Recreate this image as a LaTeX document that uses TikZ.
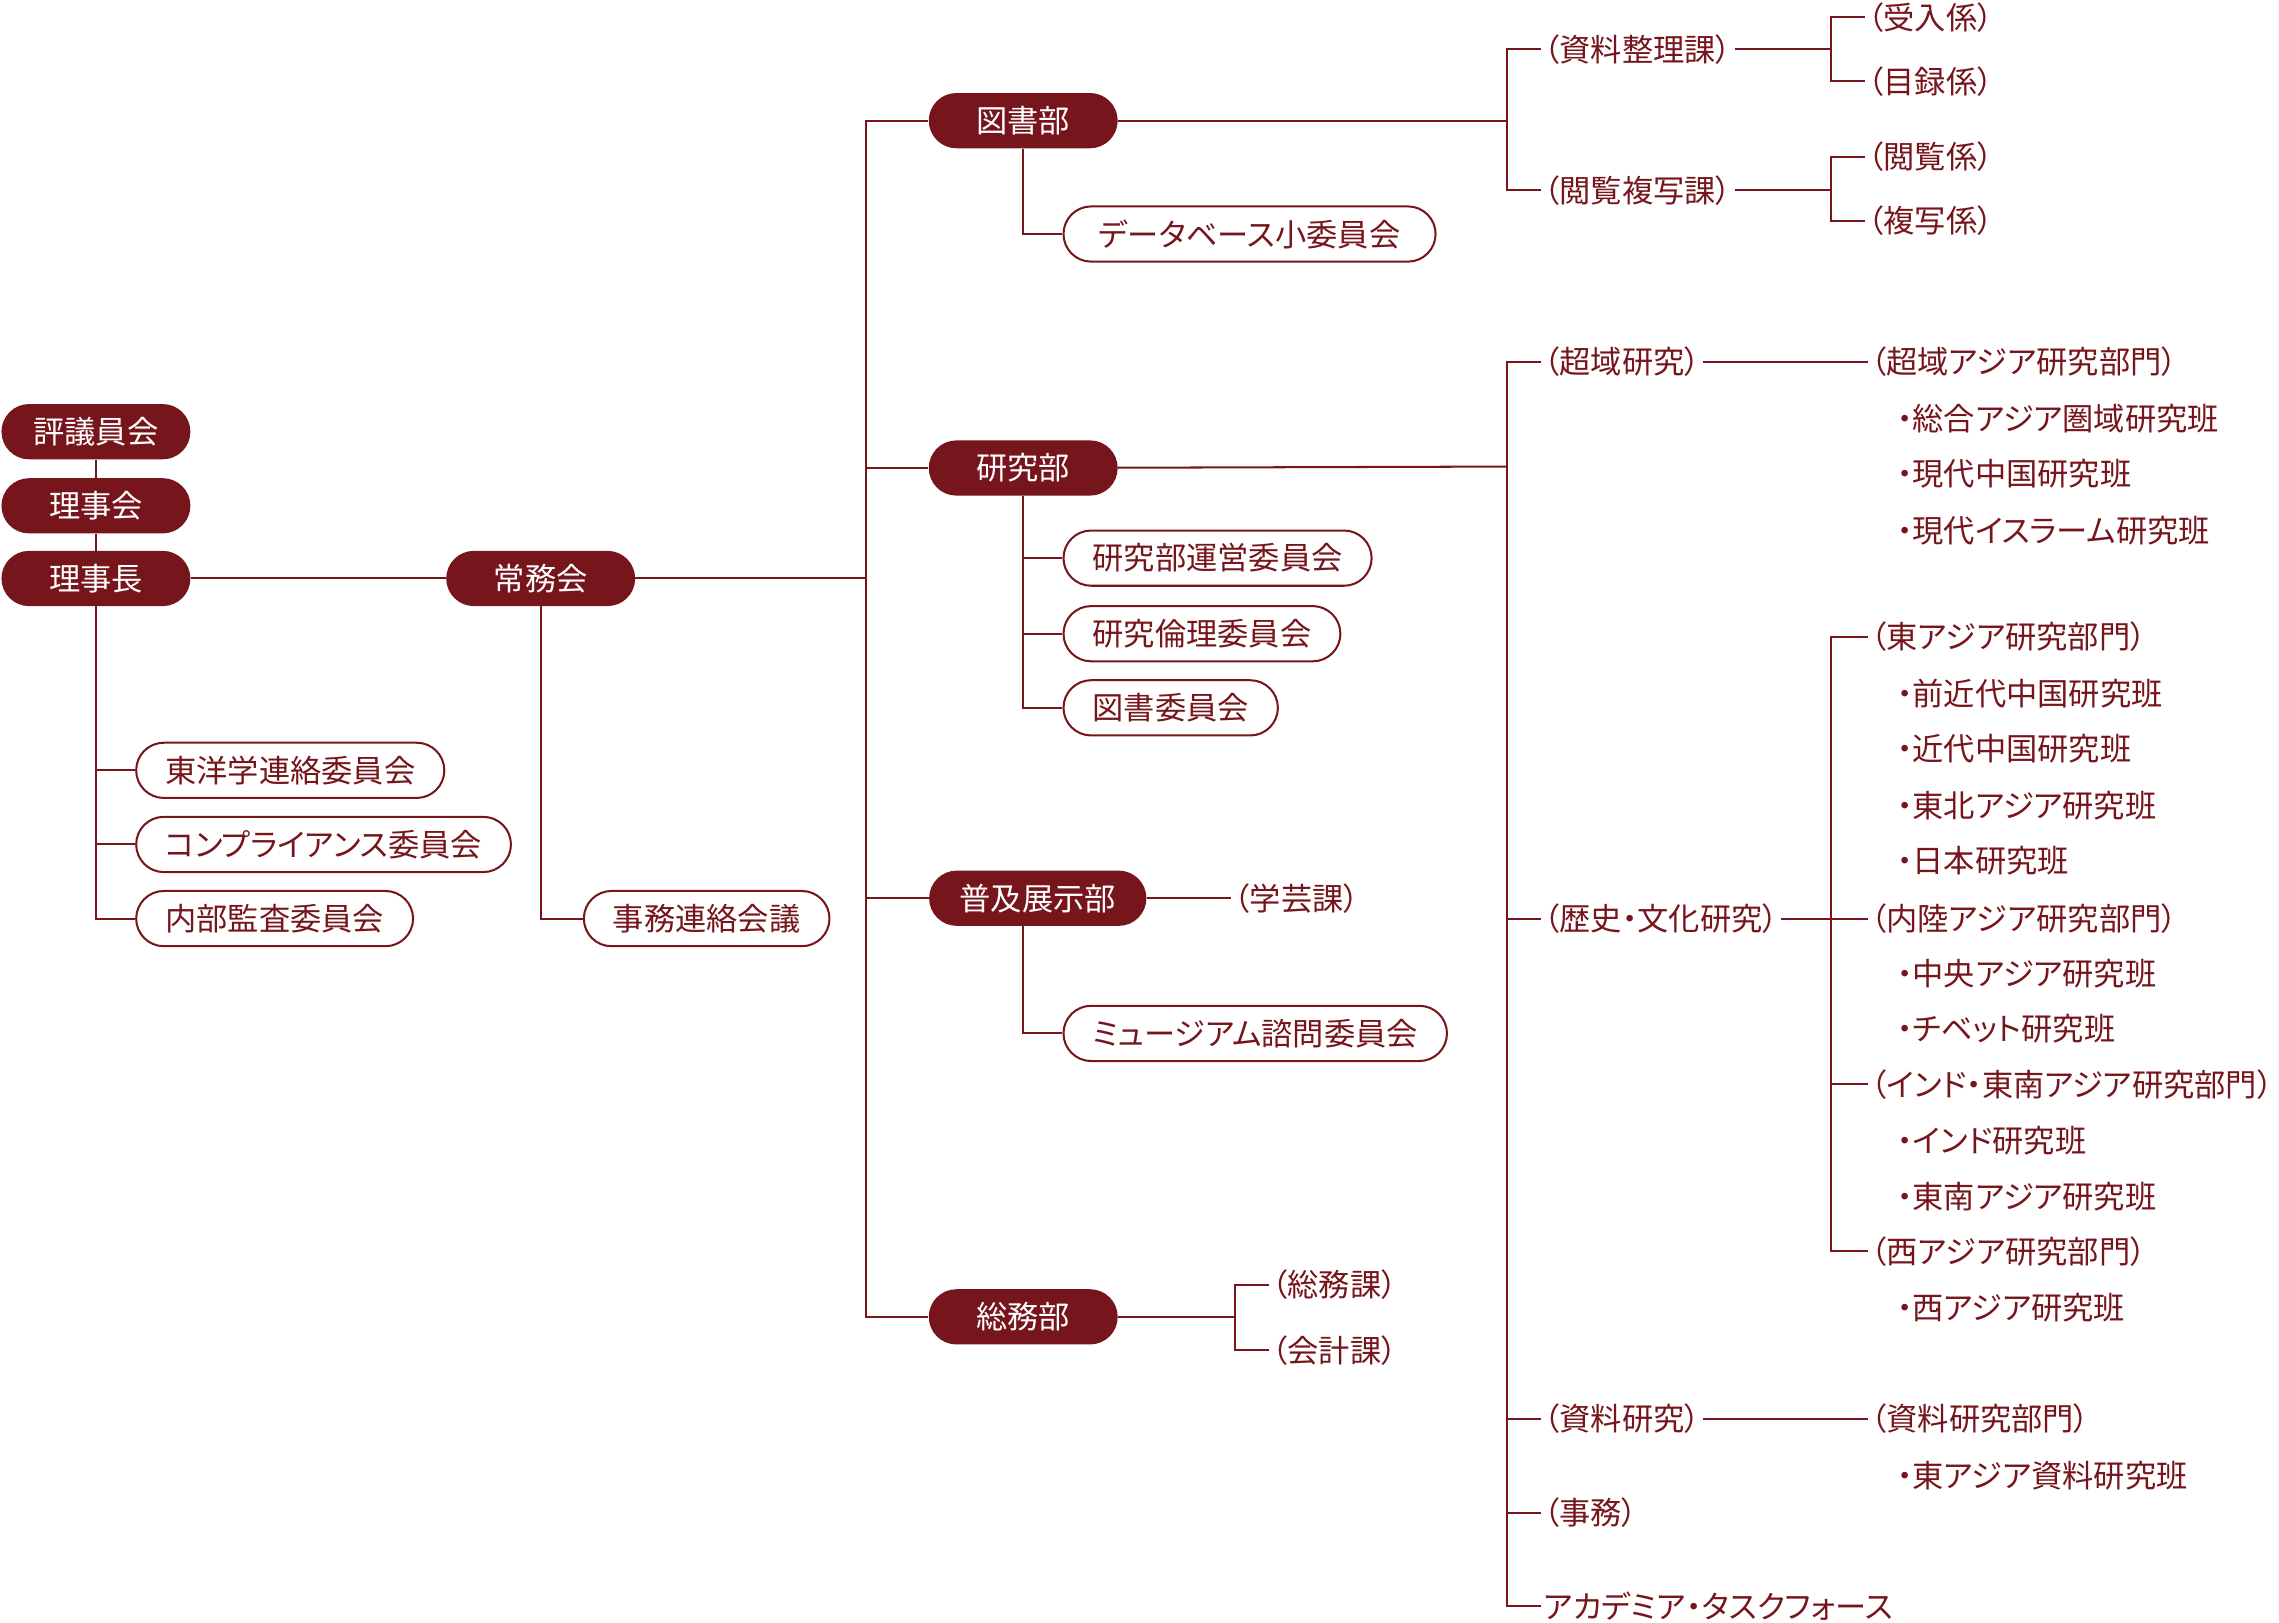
\documentclass[tikz,border=0pt]{standalone}
\usepackage{fontspec}
\setmainfont{Noto Sans CJK JP}[RawFeature={+palt}]
\usetikzlibrary{calc}
\definecolor{enji}{HTML}{76161C}

\begin{document}
\begin{tikzpicture}[x=1pt, y=-1pt, font=\fontsize{21.5pt}{26pt}\selectfont,
    bu/.style={fill=enji, text=white, rounded corners=19pt, minimum height=38pt,
      minimum width=130pt, inner xsep=21pt, inner ysep=0pt},
    iinkai/.style={draw=enji, line width=1.4pt, fill=white, text=enji, rounded corners=19pt,
      minimum height=38pt, inner xsep=20pt, inner ysep=0pt, anchor=west},
    ka/.style={text=enji, inner xsep=2pt, inner ysep=0pt, anchor=west},
    sen/.style={draw=enji, line width=1.4pt}]
  \useasboundingbox (0,0) rectangle (1568,1116.6);

  % top of the tree
  \node[bu] (hyogi) at (66,297) {評議員会};
  \node[bu] (riji) at (66,348) {理事会};
  \node[bu] (rijicho) at (66,398) {理事長};
  \node[bu] (jomu) at (372,398) {常務会};
  \node[iinkai] (toyo) at (93,530) {東洋学連絡委員会};
  \node[iinkai] (compl) at (93,581) {コンプライアンス委員会};
  \node[iinkai] (naibu) at (93,632) {内部監査委員会};
  \node[iinkai] (jimuren) at (401,632) {事務連絡会議};
  \draw[sen] (hyogi) -- (riji) -- (rijicho) -- (jomu);
  \foreach \n in {toyo, compl, naibu}
    \draw[sen] (rijicho.south) |- (\n.west);
  \draw[sen] (jomu.south) |- (jimuren.west);

  % departments
  \coordinate (trunk) at (596,398);
  \node[bu] (tosho) at (704,83) {図書部};
  \node[bu] (kenkyu) at (704,322) {研究部};
  \node[bu] (fukyu) at (714,618) {普及展示部};
  \node[bu] (somu) at (704,906) {総務部};
  \draw[sen] (jomu) -- (trunk);
  \draw[sen] (tosho.west) -| (trunk) |- (somu.west);
  \draw[sen] (trunk) |- (kenkyu.west);
  \draw[sen] (trunk) |- (fukyu.west);

  \node[iinkai, minimum width=256pt] (db) at (731,161) {データベース小委員会};
  \node[iinkai] (unei) at (731,384) {研究部運営委員会};
  \node[iinkai] (rinri) at (731,436) {研究倫理委員会};
  \node[iinkai] (toshoi) at (731,487) {図書委員会};
  \node[iinkai] (museum) at (731,711) {ミュージアム諮問委員会};
  \draw[sen] (tosho) |- (db.west);
  \foreach \n in {unei, rinri, toshoi}
    \draw[sen] (kenkyu) |- (\n.west);
  \draw[sen] (fukyu.south -| kenkyu) |- (museum.west);

  % library sections
  \coordinate (tbr) at (1037,83);
  \node[ka] (seiri) at (1060,34) {（資料整理課）};
  \node[ka] (etsu) at (1060,131) {（閲覧複写課）};
  \draw[sen] (tosho) -- (tbr);
  \draw[sen] (seiri.west) -| (tbr) |- (etsu.west);
  \coordinate (sb1) at (1260,34);
  \coordinate (sb2) at (1260,131);
  \node[ka] (ukeire) at (1283,12) {（受入係）};
  \node[ka] (mokuroku) at (1283,56) {（目録係）};
  \node[ka] (etsuran) at (1283,108) {（閲覧係）};
  \node[ka] (fukusha) at (1283,152) {（複写係）};
  \draw[sen] (seiri) -- (sb1);
  \draw[sen] (ukeire.west) -| (sb1) |- (mokuroku.west);
  \draw[sen] (etsu) -- (sb2);
  \draw[sen] (etsuran.west) -| (sb2) |- (fukusha.west);

  % fukyu and somu sections
  \node[ka] (gakugei) at (847,618) {（学芸課）};
  \draw[sen] (fukyu) -- (gakugei);
  \coordinate (sbr) at (850,906);
  \node[ka] (somuka) at (873,884) {（総務課）};
  \node[ka] (kaikei) at (873,929) {（会計課）};
  \draw[sen] (somu) -- (sbr);
  \draw[sen] (somuka.west) -| (sbr) |- (kaikei.west);

  % research sections
  \coordinate (rbr) at (1037,321);
  \node[ka] (choiki) at (1060,249) {（超域研究）};
  \node[ka] (rekishi) at (1060,632) {（歴史・文化研究）};
  \node[ka] (shiryoken) at (1060,976) {（資料研究）};
  \node[ka] (jimu) at (1060,1041) {（事務）};
  \node[ka] (tf) at (1060,1105) {アカデミア・タスクフォース};
  \draw[sen] (kenkyu) -- (rbr);
  \draw[sen] (choiki.west) -| (rbr) |- (tf.west);
  \foreach \n in {rekishi, shiryoken, jimu}
    \draw[sen] (rbr) |- (\n.west);

  \node[ka] (choikibu) at (1285,249) {（超域アジア研究部門）};
  \node[ka] (higashi) at (1285,438) {（東アジア研究部門）};
  \node[ka] (nairiku) at (1285,632) {（内陸アジア研究部門）};
  \node[ka] (indo) at (1285,746) {（インド・東南アジア研究部門）};
  \node[ka] (nishi) at (1285,861) {（西アジア研究部門）};
  \node[ka] (shiryobu) at (1285,976) {（資料研究部門）};
  \draw[sen] (choiki) -- (choikibu);
  \draw[sen] (shiryoken) -- (shiryobu);
  \draw[sen] (rekishi) -- (nairiku);
  \coordinate (hb) at (1260,632);
  \draw[sen] (higashi.west) -| (hb) |- (nishi.west);
  \draw[sen] (hb) |- (indo.west);

  \foreach \y/\t [count=\i] in {288/総合アジア圏域研究班, 326/現代中国研究班,
      365/現代イスラーム研究班, 477/前近代中国研究班, 515/近代中国研究班,
      554/東北アジア研究班, 592/日本研究班, 670/中央アジア研究班,
      708/チベット研究班, 785/インド研究班, 823/東南アジア研究班,
      900/西アジア研究班, 1015/東アジア資料研究班}
    \node[ka] (han\i) at (1303,\y) {・\t};
\end{tikzpicture}
\end{document}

++++

* Problem statement
Output exactly the span of lines from the top of the listing through the line holding "(0,0) rectangle (1568,1116.6);", and leave every picture out.

* Exercise solution
Recreate this image as a LaTeX document that uses TikZ.
\documentclass[tikz,border=0pt]{standalone}
\usepackage{fontspec}
\setmainfont{Noto Sans CJK JP}[RawFeature={+palt}]
\usetikzlibrary{calc}
\definecolor{enji}{HTML}{76161C}

\begin{document}
\begin{tikzpicture}[x=1pt, y=-1pt, font=\fontsize{21.5pt}{26pt}\selectfont,
    bu/.style={fill=enji, text=white, rounded corners=19pt, minimum height=38pt,
      minimum width=130pt, inner xsep=21pt, inner ysep=0pt},
    iinkai/.style={draw=enji, line width=1.4pt, fill=white, text=enji, rounded corners=19pt,
      minimum height=38pt, inner xsep=20pt, inner ysep=0pt, anchor=west},
    ka/.style={text=enji, inner xsep=2pt, inner ysep=0pt, anchor=west},
    sen/.style={draw=enji, line width=1.4pt}]
  \useasboundingbox (0,0) rectangle (1568,1116.6);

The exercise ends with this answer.